◆ Goal of the exercise ◆
Only the lines from the start of the data through the line with "1.8, 1.0, 0]" belong in the copy. Restate them word for word, minus the pictures.

##########

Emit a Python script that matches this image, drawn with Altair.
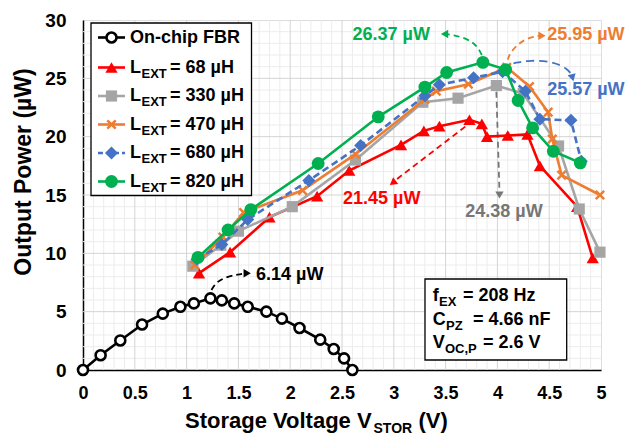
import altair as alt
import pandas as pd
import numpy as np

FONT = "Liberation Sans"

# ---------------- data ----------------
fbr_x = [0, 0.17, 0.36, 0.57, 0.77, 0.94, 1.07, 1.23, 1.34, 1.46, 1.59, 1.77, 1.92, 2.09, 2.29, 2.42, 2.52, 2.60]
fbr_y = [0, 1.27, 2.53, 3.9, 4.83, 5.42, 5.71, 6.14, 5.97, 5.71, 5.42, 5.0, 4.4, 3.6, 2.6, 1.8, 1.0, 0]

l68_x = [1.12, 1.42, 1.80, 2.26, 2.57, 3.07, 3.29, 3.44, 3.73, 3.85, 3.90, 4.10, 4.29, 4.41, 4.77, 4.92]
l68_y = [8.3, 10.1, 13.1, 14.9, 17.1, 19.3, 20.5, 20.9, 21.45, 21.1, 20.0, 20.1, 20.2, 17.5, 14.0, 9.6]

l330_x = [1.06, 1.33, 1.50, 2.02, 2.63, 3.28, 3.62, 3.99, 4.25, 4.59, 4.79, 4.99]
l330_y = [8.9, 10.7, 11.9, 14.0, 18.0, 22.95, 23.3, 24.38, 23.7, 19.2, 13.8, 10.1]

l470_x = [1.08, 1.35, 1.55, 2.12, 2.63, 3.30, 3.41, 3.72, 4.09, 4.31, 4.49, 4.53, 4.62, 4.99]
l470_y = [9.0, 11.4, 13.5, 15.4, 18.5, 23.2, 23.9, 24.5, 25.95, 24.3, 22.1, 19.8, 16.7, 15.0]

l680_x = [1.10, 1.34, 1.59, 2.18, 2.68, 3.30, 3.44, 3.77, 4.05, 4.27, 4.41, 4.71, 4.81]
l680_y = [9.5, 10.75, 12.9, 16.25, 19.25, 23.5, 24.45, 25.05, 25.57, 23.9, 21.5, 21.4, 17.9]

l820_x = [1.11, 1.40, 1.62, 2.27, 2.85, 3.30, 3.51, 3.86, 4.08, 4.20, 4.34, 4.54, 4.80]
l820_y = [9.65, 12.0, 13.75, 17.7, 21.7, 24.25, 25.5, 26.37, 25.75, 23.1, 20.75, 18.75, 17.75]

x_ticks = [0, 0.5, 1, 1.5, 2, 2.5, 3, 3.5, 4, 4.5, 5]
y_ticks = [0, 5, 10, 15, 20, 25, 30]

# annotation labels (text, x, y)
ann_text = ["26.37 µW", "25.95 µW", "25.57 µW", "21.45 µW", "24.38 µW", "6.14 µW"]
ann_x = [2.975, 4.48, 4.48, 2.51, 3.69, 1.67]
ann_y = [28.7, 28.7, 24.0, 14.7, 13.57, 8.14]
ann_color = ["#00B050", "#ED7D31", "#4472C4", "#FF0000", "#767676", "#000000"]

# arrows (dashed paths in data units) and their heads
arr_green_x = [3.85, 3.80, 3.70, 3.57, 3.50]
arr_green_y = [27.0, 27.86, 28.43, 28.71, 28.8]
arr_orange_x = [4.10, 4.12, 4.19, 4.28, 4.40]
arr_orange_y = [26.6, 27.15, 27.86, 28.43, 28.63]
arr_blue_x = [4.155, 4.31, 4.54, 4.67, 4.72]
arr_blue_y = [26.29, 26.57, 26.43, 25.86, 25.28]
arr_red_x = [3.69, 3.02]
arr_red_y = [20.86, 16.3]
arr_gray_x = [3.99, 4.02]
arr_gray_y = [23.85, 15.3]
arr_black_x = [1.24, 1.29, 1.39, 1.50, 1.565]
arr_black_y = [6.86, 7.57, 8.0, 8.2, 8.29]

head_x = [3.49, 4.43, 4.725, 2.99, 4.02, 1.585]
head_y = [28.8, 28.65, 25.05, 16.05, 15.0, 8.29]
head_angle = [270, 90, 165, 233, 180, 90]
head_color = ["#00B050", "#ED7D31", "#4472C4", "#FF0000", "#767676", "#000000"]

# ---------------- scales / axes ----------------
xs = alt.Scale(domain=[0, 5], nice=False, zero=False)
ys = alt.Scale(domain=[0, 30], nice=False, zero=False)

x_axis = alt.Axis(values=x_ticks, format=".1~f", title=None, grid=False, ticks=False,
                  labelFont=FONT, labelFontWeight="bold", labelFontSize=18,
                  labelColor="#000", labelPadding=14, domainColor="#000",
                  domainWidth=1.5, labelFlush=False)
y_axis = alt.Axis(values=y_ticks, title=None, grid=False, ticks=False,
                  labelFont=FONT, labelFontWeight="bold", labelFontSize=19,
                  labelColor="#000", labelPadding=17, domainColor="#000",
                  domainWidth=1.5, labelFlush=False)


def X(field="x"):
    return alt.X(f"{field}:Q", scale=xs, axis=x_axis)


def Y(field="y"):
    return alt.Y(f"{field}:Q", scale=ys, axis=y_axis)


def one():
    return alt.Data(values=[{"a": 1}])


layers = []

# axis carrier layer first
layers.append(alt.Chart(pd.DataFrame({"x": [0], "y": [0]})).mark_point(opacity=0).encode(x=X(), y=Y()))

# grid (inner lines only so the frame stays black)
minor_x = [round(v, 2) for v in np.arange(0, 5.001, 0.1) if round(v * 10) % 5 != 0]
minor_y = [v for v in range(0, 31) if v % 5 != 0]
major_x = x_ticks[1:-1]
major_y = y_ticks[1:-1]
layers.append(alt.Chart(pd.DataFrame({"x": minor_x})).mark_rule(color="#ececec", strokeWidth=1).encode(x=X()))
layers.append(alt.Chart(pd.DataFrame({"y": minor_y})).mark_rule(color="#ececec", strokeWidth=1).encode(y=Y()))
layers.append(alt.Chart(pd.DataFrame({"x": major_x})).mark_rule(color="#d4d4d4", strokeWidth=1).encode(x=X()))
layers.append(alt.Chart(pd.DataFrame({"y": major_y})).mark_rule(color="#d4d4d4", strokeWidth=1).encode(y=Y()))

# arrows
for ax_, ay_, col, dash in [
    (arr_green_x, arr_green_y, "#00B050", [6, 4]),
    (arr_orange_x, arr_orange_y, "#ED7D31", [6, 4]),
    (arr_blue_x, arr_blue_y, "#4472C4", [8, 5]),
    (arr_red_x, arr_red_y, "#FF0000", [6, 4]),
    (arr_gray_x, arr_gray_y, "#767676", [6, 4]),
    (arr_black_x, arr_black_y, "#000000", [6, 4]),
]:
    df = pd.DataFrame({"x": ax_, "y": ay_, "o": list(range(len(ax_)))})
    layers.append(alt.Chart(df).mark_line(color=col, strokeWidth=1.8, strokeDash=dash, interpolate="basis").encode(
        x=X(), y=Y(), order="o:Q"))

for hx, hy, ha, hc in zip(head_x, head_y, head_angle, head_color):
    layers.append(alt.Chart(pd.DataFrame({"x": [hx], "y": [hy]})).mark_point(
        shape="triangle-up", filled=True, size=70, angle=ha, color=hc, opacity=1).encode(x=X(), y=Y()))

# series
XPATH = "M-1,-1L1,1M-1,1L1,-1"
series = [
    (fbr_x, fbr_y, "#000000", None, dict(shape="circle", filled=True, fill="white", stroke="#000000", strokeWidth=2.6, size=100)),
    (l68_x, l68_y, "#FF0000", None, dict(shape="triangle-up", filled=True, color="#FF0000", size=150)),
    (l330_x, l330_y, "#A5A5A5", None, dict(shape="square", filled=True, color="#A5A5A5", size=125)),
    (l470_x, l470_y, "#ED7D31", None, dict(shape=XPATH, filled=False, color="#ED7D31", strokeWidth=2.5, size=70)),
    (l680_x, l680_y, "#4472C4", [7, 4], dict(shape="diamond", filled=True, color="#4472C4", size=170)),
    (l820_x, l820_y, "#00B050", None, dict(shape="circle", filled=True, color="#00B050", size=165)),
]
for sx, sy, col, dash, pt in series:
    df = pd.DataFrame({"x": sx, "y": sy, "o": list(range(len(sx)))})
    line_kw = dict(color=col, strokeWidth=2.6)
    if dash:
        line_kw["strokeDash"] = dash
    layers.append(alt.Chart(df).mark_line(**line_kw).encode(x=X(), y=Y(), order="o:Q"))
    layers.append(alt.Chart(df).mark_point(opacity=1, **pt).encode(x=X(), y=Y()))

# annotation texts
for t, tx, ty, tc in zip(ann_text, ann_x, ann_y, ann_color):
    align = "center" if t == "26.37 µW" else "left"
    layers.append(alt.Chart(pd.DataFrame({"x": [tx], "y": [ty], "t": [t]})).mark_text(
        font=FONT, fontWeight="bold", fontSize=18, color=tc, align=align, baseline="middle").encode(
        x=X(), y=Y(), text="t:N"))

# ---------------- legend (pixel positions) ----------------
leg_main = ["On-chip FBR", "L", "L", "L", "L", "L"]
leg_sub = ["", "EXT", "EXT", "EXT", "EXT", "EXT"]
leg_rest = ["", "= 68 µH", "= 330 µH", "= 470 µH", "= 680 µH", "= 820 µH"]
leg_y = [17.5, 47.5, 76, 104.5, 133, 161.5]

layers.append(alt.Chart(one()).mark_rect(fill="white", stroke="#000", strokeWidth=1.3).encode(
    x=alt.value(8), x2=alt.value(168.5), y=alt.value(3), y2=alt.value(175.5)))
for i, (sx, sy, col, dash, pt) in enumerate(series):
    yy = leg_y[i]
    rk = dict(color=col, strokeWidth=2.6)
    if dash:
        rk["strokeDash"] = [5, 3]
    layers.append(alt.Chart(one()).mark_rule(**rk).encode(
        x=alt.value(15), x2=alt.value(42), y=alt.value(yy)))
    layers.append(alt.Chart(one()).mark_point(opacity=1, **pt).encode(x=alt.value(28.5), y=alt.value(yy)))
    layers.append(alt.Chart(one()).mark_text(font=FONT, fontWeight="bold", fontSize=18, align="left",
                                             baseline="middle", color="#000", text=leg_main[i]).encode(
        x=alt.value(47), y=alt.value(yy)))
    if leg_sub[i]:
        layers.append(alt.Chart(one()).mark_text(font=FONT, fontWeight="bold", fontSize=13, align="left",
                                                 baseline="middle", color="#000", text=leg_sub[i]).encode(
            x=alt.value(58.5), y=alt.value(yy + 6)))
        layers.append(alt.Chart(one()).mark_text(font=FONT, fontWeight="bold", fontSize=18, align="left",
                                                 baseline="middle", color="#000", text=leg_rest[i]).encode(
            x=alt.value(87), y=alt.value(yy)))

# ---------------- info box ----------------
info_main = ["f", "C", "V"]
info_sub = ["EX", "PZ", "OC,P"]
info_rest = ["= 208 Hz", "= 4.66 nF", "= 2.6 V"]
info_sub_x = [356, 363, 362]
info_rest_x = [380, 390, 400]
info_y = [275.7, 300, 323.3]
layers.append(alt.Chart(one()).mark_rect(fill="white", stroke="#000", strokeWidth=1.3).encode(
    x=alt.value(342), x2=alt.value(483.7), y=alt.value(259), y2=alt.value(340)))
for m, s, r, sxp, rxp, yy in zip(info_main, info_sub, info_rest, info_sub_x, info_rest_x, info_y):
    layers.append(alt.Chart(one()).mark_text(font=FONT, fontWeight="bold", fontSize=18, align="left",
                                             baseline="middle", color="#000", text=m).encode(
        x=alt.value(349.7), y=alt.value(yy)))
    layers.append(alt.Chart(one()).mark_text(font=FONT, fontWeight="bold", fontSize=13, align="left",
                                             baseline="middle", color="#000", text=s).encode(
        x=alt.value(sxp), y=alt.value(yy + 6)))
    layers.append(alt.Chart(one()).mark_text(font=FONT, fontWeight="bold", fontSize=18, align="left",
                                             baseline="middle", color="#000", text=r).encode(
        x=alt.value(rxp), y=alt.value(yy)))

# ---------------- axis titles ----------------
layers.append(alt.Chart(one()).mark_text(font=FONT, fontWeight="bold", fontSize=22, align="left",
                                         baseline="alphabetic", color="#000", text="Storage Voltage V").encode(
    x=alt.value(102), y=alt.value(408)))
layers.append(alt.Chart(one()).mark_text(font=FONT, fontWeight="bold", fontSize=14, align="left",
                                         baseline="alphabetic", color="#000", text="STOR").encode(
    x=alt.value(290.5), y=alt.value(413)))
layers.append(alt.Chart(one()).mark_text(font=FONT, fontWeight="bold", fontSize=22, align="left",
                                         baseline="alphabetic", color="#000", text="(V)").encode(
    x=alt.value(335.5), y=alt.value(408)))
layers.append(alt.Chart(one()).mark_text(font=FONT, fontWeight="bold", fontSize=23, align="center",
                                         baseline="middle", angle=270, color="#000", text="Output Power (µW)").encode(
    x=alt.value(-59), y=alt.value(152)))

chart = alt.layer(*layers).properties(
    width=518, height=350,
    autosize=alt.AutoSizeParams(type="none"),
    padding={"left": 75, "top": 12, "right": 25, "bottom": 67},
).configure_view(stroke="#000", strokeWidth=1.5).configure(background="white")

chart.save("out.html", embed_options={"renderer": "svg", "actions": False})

##########

◆ Solution for this problem ◆
Emit a Python script that matches this image, drawn with Altair.
import altair as alt
import pandas as pd
import numpy as np

FONT = "Liberation Sans"

# ---------------- data ----------------
fbr_x = [0, 0.17, 0.36, 0.57, 0.77, 0.94, 1.07, 1.23, 1.34, 1.46, 1.59, 1.77, 1.92, 2.09, 2.29, 2.42, 2.52, 2.60]
fbr_y = [0, 1.27, 2.53, 3.9, 4.83, 5.42, 5.71, 6.14, 5.97, 5.71, 5.42, 5.0, 4.4, 3.6, 2.6, 1.8, 1.0, 0]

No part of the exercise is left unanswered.